Older Americans Not Asking Physicians, Pharmacists for Help with Drug Costs


Twenty-seven percent of older Americans reported that prescription drugs represented a financial burden.

While a majority of Americans age 50 and older take 2 or more prescription drugs, results from a new poll suggest that this population may not be asking for help to cover out-of-pocket costs.

Data from the National Poll on Healthy Aging revealed that older Americans struggle to afford their prescriptions but may not consult with their physicians or pharmacists to find lower-costing options.

These results represent an opportunity for physicians and pharmacists to talk with patients about drug costs and concerns that may arise, according to the authors.

“We already know that cost can keep patients from taking the drugs they need to maintain health or prevent complications, but these new data suggest that many older adults aren’t talking to their doctors or pharmacists about cost and less-expensive alternatives as often as they could,” said researcher Preeti Malani, MD. “This represents an opportunity for patients, clinicians — as well as health systems, insurers and policymakers.”

Out-of-pocket costs can vary greatly depending on insurance coverage and the list price of the medication, making some treatments out of reach for certain patients.
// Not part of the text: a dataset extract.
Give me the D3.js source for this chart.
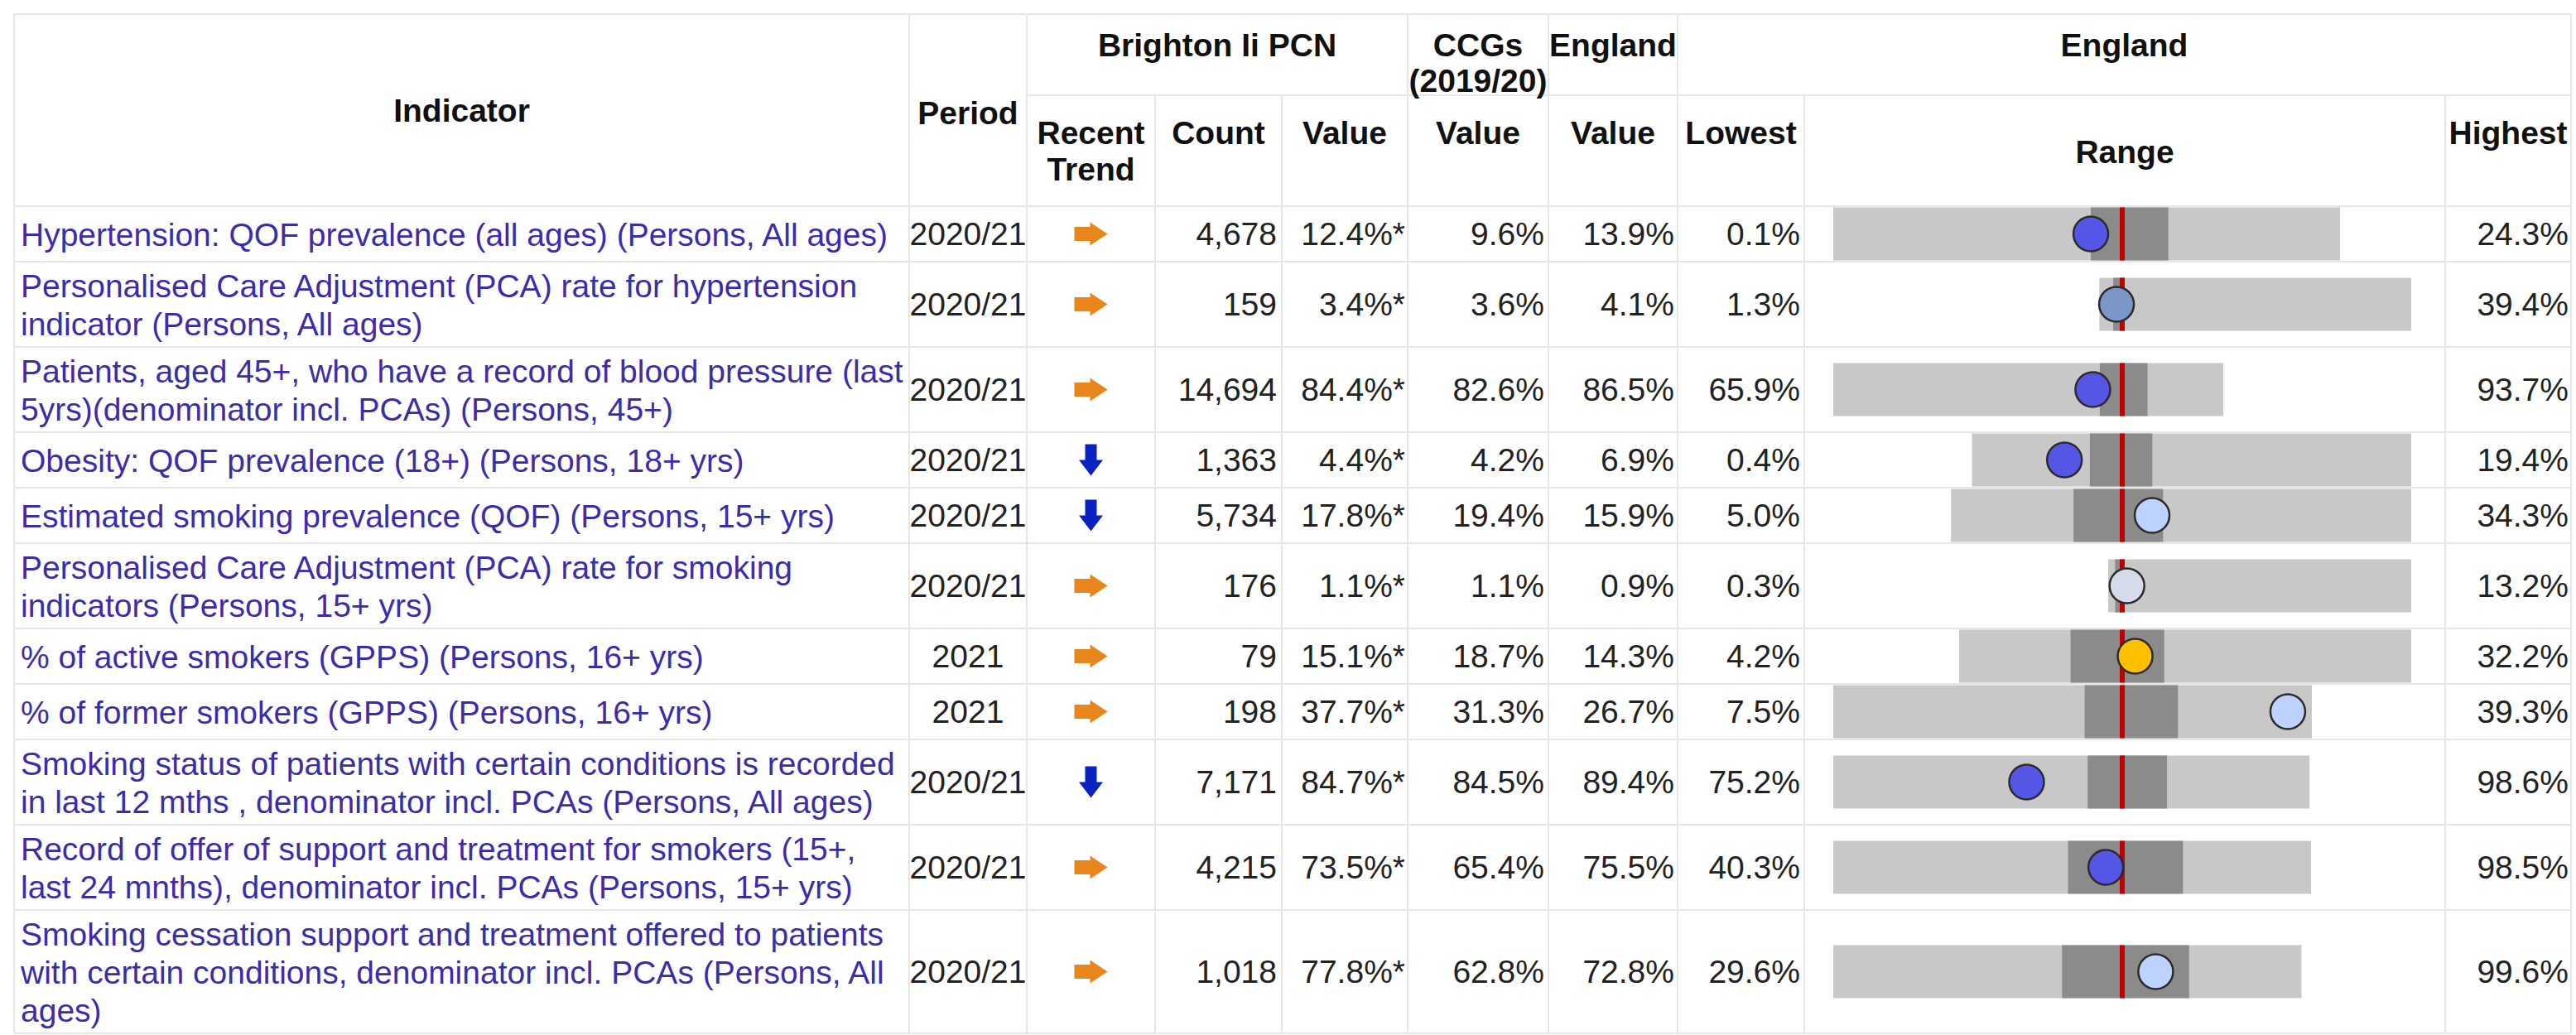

Rising drug prices can result in higher medication spending and a greater cost burden, especially on older Americans on a fixed income.

The poll included 2131 adults aged 50 to 80 years who responded to questions related to prescription drugs to determine how patients are affected before and after becoming eligible for Medicare.

Of all the patients included, 27% reported that their treatments represented a financial burden.

Additionally, 1 in 6 patients reported taking 6 or more drugs prescribed by 1 or more physicians. These patients were found to be more likely to report problems affording treatment, according to the study.

Of the patients who indicated that drug costs posed a burden, 49% had not discussed the issue with their physicians; however, 67% of respondents who talked with their physician about drug costs were prescribed a less expensive drug, and 37% received a similar recommendation from a pharmacist, according to the poll.

“Based on these findings, and other evidence, we encourage patients to speak up during their clinic visits, and when they’re at the pharmacy, and ask about ways to reduce the cost of their prescriptions,” Dr Malani said. “But equally, we see a need for health professionals to find ways to more routinely engage with patients about cost — especially through formal medication reviews such as the one that Medicare will cover.”

The investigators discovered that more than half of adults aged 50 to 64 years were taking 2 or more medications, with 14% taking 6 or more medications.

For older adults aged 65 to 80 years, 20% reported taking 6 or more medications and nearly 90% of these patients were taking 1 or more prescription drug, according to the poll. Also, 1 in 4 of the older adults said they saw 4 or more physicians in the past year.

Physicians, pharmacists, and other healthcare professionals can help navigate patients through options that may reduce out-of-pocket costs by lowering co-payments and recommending generics, according to the study.

During routine physician visits, providers typically do not have information about what a certain drug will cost based on insurance. This leaves the patient to bring up their concerns during the appointment or after a price is higher than expected. Patients may also be able to discuss cost options with pharmacists, who may have a better understanding, the authors wrote.

Additionally, patients with many prescriptions from multiple prescribers may have difficulty getting their out-of-pocket costs down, as providers may not want to revise drugs prescribed by others.

While long-term medication adherence can result in optimal patient outcomes, cost can be a factor when patients are not taking their treatments as prescribed. To save money, patients may cut back on doses or stop taking the drug without consulting their provider.

The authors encourage patients and providers to frequently engage in discussions related to drug costs until there is a policy created to facilitate the talk, according to the study.